> Supplied material
━━━━━━━━
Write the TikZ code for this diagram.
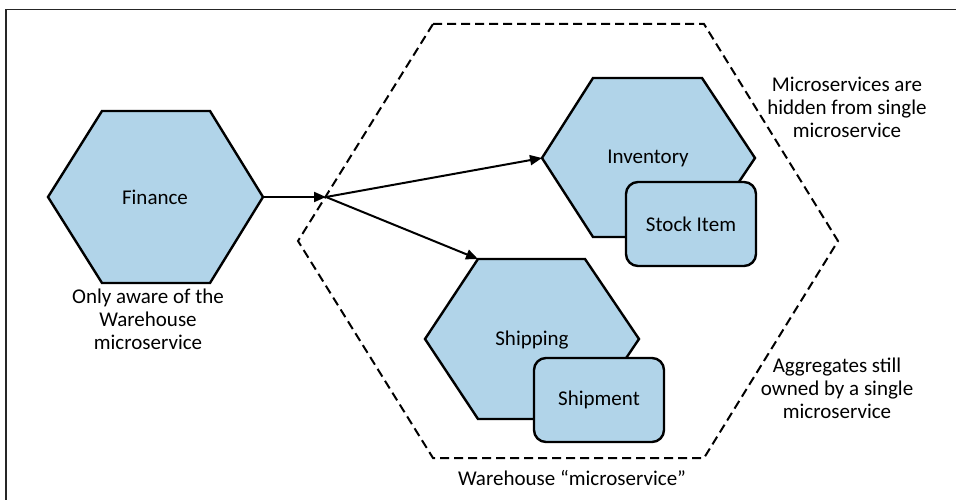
\documentclass[tikz,border=0pt]{standalone}
\usepackage{fontspec}
\setmainfont{Carlito}
\definecolor{hexblue}{RGB}{177,212,233}
\usetikzlibrary{arrows.meta,shapes,positioning}
\tikzstyle{hex}=[draw,fill=hexblue,line width=2.4pt,line join=miter]
\tikzstyle{agg}=[draw,fill=hexblue,line width=2.4pt,rounded corners=12pt,
  minimum width=130pt,minimum height=84pt]
\tikzstyle{lbl}=[font=\fontsize{21}{23}\selectfont]
\tikzstyle{note}=[lbl,align=center]
\tikzstyle{call}=[-{Triangle[length=12pt,width=10pt]}, line width=2pt]
\tikzstyle{bound}=[line width=2pt,dash pattern=on 9pt off 5pt]

\begin{document}
\begin{tikzpicture}[x=1pt, y=-1pt]
  \useasboundingbox (0,0) rectangle (956,500);
  \draw[line width=1.4pt, black!85] (6,500) -- (6,9.5) -- (956,9.5);

  % warehouse boundary
  \draw[bound] (433,24) -- (704,24) -- (838,241) -- (704,458)
    -- (433,458) -- (298,241) -- cycle;

  % services
  \draw[hex] (102,111) -- (210,111) -- (263,197) coordinate (fin-e)
    -- (210,283) -- (102,283) -- (48,197) -- cycle;
  \node[lbl] (fin) at (155,197) {Finance};

  \draw[hex] (593,78) -- (702,78) -- (755,158) -- (702,237)
    -- (593,237) -- (542,158) coordinate (inv-w) -- cycle;
  \node[lbl] (inv) at (648,158) {Inventory};
  \node[agg,lbl] (stock) at (691,224) {Stock Item};

  \draw[hex] (478,259) coordinate (ship-nw) -- (585,259) -- (639,339)
    -- (585,419) -- (478,419) -- (425,339) -- cycle;
  \node[lbl] (ship) at (532,340) {Shipping};
  \node[agg,lbl] (shipment) at (599,400) {Shipment};

  % calls
  \coordinate (hub) at (326,197);
  \draw[call] (fin-e) -- (hub);
  \draw[call] (hub) -- (inv-w);
  \draw[call] (hub) -- (ship-nw);

  % notes
  \node[note] (aware) at (148,319) {Only aware of the\\Warehouse\\microservice};
  \node[note] (hidden) at (847,107) {Microservices are\\hidden from single\\microservice};
  \node[note] (owned) at (837,388) {Aggregates still\\owned by a single\\microservice};
  \node[lbl] (wh) at (572,478) {Warehouse “microservice”};
\end{tikzpicture}
\end{document}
━━━━━━━━
> Task prompt
Working from the material above, transcribe it exactly while omitting pictures.

> Right answer
Write the TikZ code for this diagram.
\documentclass[tikz,border=0pt]{standalone}
\usepackage{fontspec}
\setmainfont{Carlito}
\definecolor{hexblue}{RGB}{177,212,233}
\usetikzlibrary{arrows.meta,shapes,positioning}
\tikzstyle{hex}=[draw,fill=hexblue,line width=2.4pt,line join=miter]
\tikzstyle{agg}=[draw,fill=hexblue,line width=2.4pt,rounded corners=12pt,
  minimum width=130pt,minimum height=84pt]
\tikzstyle{lbl}=[font=\fontsize{21}{23}\selectfont]
\tikzstyle{note}=[lbl,align=center]
\tikzstyle{call}=[-{Triangle[length=12pt,width=10pt]}, line width=2pt]
\tikzstyle{bound}=[line width=2pt,dash pattern=on 9pt off 5pt]

\begin{document}
\begin{tikzpicture}[x=1pt, y=-1pt]
  \useasboundingbox (0,0) rectangle (956,500);
  \draw[line width=1.4pt, black!85] (6,500) -- (6,9.5) -- (956,9.5);

  % warehouse boundary
  \draw[bound] (433,24) -- (704,24) -- (838,241) -- (704,458)
    -- (433,458) -- (298,241) -- cycle;

  % services
  \draw[hex] (102,111) -- (210,111) -- (263,197) coordinate (fin-e)
    -- (210,283) -- (102,283) -- (48,197) -- cycle;
  \node[lbl] (fin) at (155,197) {Finance};

  \draw[hex] (593,78) -- (702,78) -- (755,158) -- (702,237)
    -- (593,237) -- (542,158) coordinate (inv-w) -- cycle;
  \node[lbl] (inv) at (648,158) {Inventory};
  \node[agg,lbl] (stock) at (691,224) {Stock Item};

  \draw[hex] (478,259) coordinate (ship-nw) -- (585,259) -- (639,339)
    -- (585,419) -- (478,419) -- (425,339) -- cycle;
  \node[lbl] (ship) at (532,340) {Shipping};
  \node[agg,lbl] (shipment) at (599,400) {Shipment};

  % calls
  \coordinate (hub) at (326,197);
  \draw[call] (fin-e) -- (hub);
  \draw[call] (hub) -- (inv-w);
  \draw[call] (hub) -- (ship-nw);

  % notes
  \node[note] (aware) at (148,319) {Only aware of the\\Warehouse\\microservice};
  \node[note] (hidden) at (847,107) {Microservices are\\hidden from single\\microservice};
  \node[note] (owned) at (837,388) {Aggregates still\\owned by a single\\microservice};
  \node[lbl] (wh) at (572,478) {Warehouse “microservice”};
\end{tikzpicture}
\end{document}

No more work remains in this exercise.